Opposition leader Juan Guaido supporters celebrate during the eviction and arrest of Nicolas Maduro’s supporters from the Venezuelan Embassy in Washington. (Jose Luis Magana/AP)

Code Pink activists are all about the visuals — those pink pussy hats, the huge, dancing vaginas outside the White House, the hands smeared with fake blood at Senate hearings.

Provocative, all of it.

But this one? Seriously? The optics of a handful of white people, from professional activists to a barista, occupying a foreign embassy while the brown people from that country protest outside — demanding they get out — were, um, challenging.

“This feels like an SNL skit, it’s so ridiculous,” said Victoria Mattiuzzo, 32, who was wearing the red-yellow-blue flag of Venezuela as a cape and looking up at the left-wing protesters camping out in her homeland’s embassy, waving to their fans outside earlier this week.

“It’s kind of infuriating. They don’t even speak Spanish,” Mattiuzzo said. “They’re literally saying ‘Hands off Venezuela’ while they moved in and are living in our embassy.”

On Thursday, police finally pulled the protesters out of the building, more than a month after they took up residence.

The four activists inside the Venezuelan embassy in Washington look outside the window from a second floor on Tuesday. (Susan Walsh/AP)

Did they help save Venezuela? Did the protest shine a light on the plight of a declining country?


The divisive stunt did little more than frustrate Venezuelan expats, tarnish the activists’ cause and further divide Americans along the President Trump axis.

Yes, it comes back to Trump and our nation’s ongoing, infuriating culture war.

This became clear on Thursday, as crowds and online folks cheered the arrest of the Code Pink and Popular Resistance activists who had been inside.

Venezuelans looked on.

“We don’t want to be used as a platform for America’s arguments,” one Venezuelan activist said.

So why did the protesters do it?

Depends whom you ask.

Code Pink claims its goal, while beating drums and getting food deliveries hurled into windows, was to keep that outpost from being turned over to opposition leader Juan Guaidó, who declared himself Venezuela’s interim president in January.

This was after embattled President Nicolás Maduro won reelection, despite presiding over the unraveling of what had once been one of Latin America’s wealthiest nations. You’ve read the stories of staggering poverty, violence and hunger that is feeding a historic exodus out of Venezuela. It’s a humanitarian calamity.

Fishy that he won that election, right?

Yeah, most of the world thought so, too. So they backed the new guy who swept in and said he was going to take over.

But Code Pink activists — and the Embassy Protection Collective that formed for this action — said Maduro’s folks invited them in, gave them the keys and told them to hold tight as long as they can. And they did, even as all of Maduro’s folks had to leave because their visas expired.

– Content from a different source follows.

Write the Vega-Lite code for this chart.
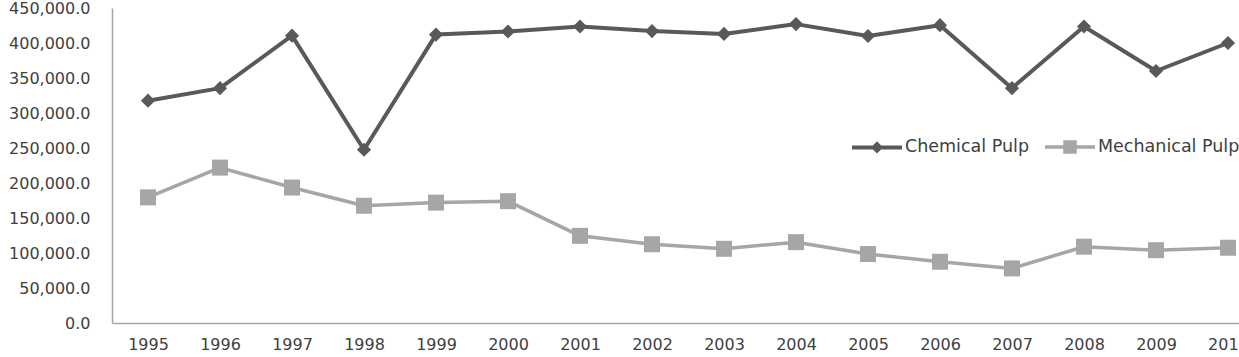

The power was cut off. The entrances were locked tight. The entire place was surrounded by a phalanx of officers, and the street was blocked. Venezuelans who needed passport renewal of any kind of service were out of luck.

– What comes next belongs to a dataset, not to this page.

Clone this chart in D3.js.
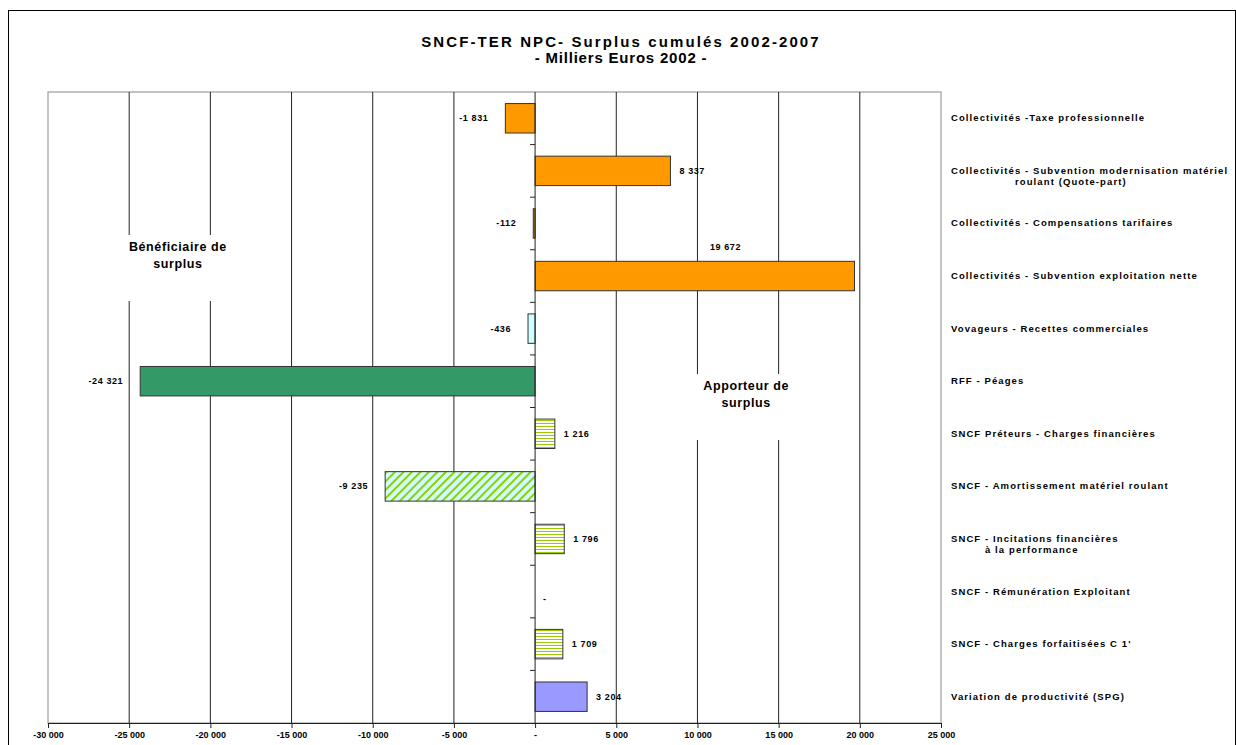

So why did a bunch of American activists get involved in this, when our own country’s democratic institutions are being challenged, one by one? Shouldn’t the pink pussies be in Alabama right now?

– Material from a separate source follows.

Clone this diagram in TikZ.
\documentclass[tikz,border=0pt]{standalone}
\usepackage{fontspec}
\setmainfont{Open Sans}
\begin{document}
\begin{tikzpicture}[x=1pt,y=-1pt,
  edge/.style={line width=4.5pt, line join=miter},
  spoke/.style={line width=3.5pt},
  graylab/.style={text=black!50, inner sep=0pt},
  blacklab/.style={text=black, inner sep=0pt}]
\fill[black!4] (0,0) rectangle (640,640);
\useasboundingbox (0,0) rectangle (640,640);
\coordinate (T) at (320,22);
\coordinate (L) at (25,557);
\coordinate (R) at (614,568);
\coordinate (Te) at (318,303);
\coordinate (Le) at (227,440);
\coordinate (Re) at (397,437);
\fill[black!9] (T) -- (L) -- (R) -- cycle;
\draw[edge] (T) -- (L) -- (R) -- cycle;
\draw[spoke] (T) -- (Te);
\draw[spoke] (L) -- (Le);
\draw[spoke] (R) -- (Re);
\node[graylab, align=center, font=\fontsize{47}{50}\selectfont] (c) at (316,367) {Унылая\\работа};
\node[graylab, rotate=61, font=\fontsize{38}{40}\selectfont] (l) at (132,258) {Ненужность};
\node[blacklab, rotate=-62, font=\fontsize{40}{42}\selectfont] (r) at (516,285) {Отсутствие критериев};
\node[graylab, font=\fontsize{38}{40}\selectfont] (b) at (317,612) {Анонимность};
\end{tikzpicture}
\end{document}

They were living in the embassy to speak for the poor people of Venezuela, they said. And because the United States doesn’t need yet another war.

The chaos in Venezuela felt familiar to Medea Benjamin, one of the founders of Code Pink and the face of the embassy protest.

It reminds Benjamin of Iraq in 2003, when Saddam Hussein was in power and the Iraqi people begged for U.S. intervention.

“A year later, when chaos reigned and so many of their loved ones had died, they cursed the American invaders and rued the day they had welcomed them,” Benjamin wrote in an op-ed in The Washington Post last week.

The Venezuelans outside the embassy weren’t buying it.

They were there to speak for their starving grandmas, their shopkeeper uncles who have been assaulted, their cousins trying to leave.

That’s not what this was about, they believed.

“This is all about Trump. And they are using us and our country as a way of protesting Trump,” said Adriana Fernandes, 20, a Venezuelan American who wants to someday return to her family in Venezuela and live there. But not while Maduro is there.

In Maduro’s corner: Russia, China, Belarus, Iran, Syria, Turkey, Nicaragua, Bolivia, Cuba and a 22-year-old barista named Kei.

Guaidó, meanwhile, has the backing of most of South America, Australia, the European Union, Canada and the United States.

“You know, Trudeau backed him, too!” one of the Venezuelan expats said. “Not just Trump.”

Code Pink was using Venezuela as an anti-Trump prop.

“Trump supported Guaidó, so they have to be against him because they’re against Trump,” said Fernandes, a political science student at nearby George Washington University. “They don’t even understand how deep all this is, how far back this all goes. They are using our crisis just to go after Trump.”

For Code Pink, who are masters of political theater and provocative statements, this one was a stinker. And, finally on Thursday, the last four of its protesters holed up in the embassy got what was inevitably coming: eviction and arrest.